• [Stated task] Reproduce the entire listing word for word.

• [Material provided]

**********

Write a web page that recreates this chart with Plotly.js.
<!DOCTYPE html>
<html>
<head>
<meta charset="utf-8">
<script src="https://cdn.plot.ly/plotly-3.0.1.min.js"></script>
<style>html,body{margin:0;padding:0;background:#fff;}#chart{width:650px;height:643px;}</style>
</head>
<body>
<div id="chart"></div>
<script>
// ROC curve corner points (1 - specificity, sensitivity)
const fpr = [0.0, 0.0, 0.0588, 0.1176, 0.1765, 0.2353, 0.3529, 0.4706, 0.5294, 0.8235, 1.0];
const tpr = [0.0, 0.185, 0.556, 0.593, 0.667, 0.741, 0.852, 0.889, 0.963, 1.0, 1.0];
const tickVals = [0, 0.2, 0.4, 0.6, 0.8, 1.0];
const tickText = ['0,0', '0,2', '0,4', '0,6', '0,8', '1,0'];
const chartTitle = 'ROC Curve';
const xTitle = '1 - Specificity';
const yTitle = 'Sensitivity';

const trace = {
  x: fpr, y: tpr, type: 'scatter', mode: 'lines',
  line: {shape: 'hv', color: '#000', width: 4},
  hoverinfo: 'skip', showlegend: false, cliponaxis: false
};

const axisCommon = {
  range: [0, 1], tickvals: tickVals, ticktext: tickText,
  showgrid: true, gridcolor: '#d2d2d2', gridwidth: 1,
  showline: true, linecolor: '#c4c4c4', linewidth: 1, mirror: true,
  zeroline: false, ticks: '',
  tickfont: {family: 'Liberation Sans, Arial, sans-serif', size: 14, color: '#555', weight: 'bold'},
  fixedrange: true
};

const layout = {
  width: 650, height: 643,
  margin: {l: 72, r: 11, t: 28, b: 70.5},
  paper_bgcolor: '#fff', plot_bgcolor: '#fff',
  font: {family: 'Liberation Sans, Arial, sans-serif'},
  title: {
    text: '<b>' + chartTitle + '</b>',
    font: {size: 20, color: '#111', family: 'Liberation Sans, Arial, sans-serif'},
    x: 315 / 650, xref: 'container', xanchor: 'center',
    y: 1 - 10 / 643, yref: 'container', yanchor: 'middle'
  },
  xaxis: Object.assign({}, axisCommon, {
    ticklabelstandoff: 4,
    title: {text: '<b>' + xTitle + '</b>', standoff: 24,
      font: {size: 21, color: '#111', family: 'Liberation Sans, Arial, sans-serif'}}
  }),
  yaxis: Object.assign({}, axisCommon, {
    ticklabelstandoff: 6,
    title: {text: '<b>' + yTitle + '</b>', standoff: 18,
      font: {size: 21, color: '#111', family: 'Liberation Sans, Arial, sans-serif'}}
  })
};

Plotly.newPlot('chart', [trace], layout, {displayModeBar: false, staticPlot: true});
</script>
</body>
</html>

**********

• [Result of this exercise]
Write a web page that recreates this chart with Plotly.js.
<!DOCTYPE html>
<html>
<head>
<meta charset="utf-8">
<script src="https://cdn.plot.ly/plotly-3.0.1.min.js"></script>
<style>html,body{margin:0;padding:0;background:#fff;}#chart{width:650px;height:643px;}</style>
</head>
<body>
<div id="chart"></div>
<script>
// ROC curve corner points (1 - specificity, sensitivity)
const fpr = [0.0, 0.0, 0.0588, 0.1176, 0.1765, 0.2353, 0.3529, 0.4706, 0.5294, 0.8235, 1.0];
const tpr = [0.0, 0.185, 0.556, 0.593, 0.667, 0.741, 0.852, 0.889, 0.963, 1.0, 1.0];
const tickVals = [0, 0.2, 0.4, 0.6, 0.8, 1.0];
const tickText = ['0,0', '0,2', '0,4', '0,6', '0,8', '1,0'];
const chartTitle = 'ROC Curve';
const xTitle = '1 - Specificity';
const yTitle = 'Sensitivity';

const trace = {
  x: fpr, y: tpr, type: 'scatter', mode: 'lines',
  line: {shape: 'hv', color: '#000', width: 4},
  hoverinfo: 'skip', showlegend: false, cliponaxis: false
};

const axisCommon = {
  range: [0, 1], tickvals: tickVals, ticktext: tickText,
  showgrid: true, gridcolor: '#d2d2d2', gridwidth: 1,
  showline: true, linecolor: '#c4c4c4', linewidth: 1, mirror: true,
  zeroline: false, ticks: '',
  tickfont: {family: 'Liberation Sans, Arial, sans-serif', size: 14, color: '#555', weight: 'bold'},
  fixedrange: true
};

const layout = {
  width: 650, height: 643,
  margin: {l: 72, r: 11, t: 28, b: 70.5},
  paper_bgcolor: '#fff', plot_bgcolor: '#fff',
  font: {family: 'Liberation Sans, Arial, sans-serif'},
  title: {
    text: '<b>' + chartTitle + '</b>',
    font: {size: 20, color: '#111', family: 'Liberation Sans, Arial, sans-serif'},
    x: 315 / 650, xref: 'container', xanchor: 'center',
    y: 1 - 10 / 643, yref: 'container', yanchor: 'middle'
  },
  xaxis: Object.assign({}, axisCommon, {
    ticklabelstandoff: 4,
    title: {text: '<b>' + xTitle + '</b>', standoff: 24,
      font: {size: 21, color: '#111', family: 'Liberation Sans, Arial, sans-serif'}}
  }),
  yaxis: Object.assign({}, axisCommon, {
    ticklabelstandoff: 6,
    title: {text: '<b>' + yTitle + '</b>', standoff: 18,
      font: {size: 21, color: '#111', family: 'Liberation Sans, Arial, sans-serif'}}
  })
};

Plotly.newPlot('chart', [trace], layout, {displayModeBar: false, staticPlot: true});
</script>
</body>
</html>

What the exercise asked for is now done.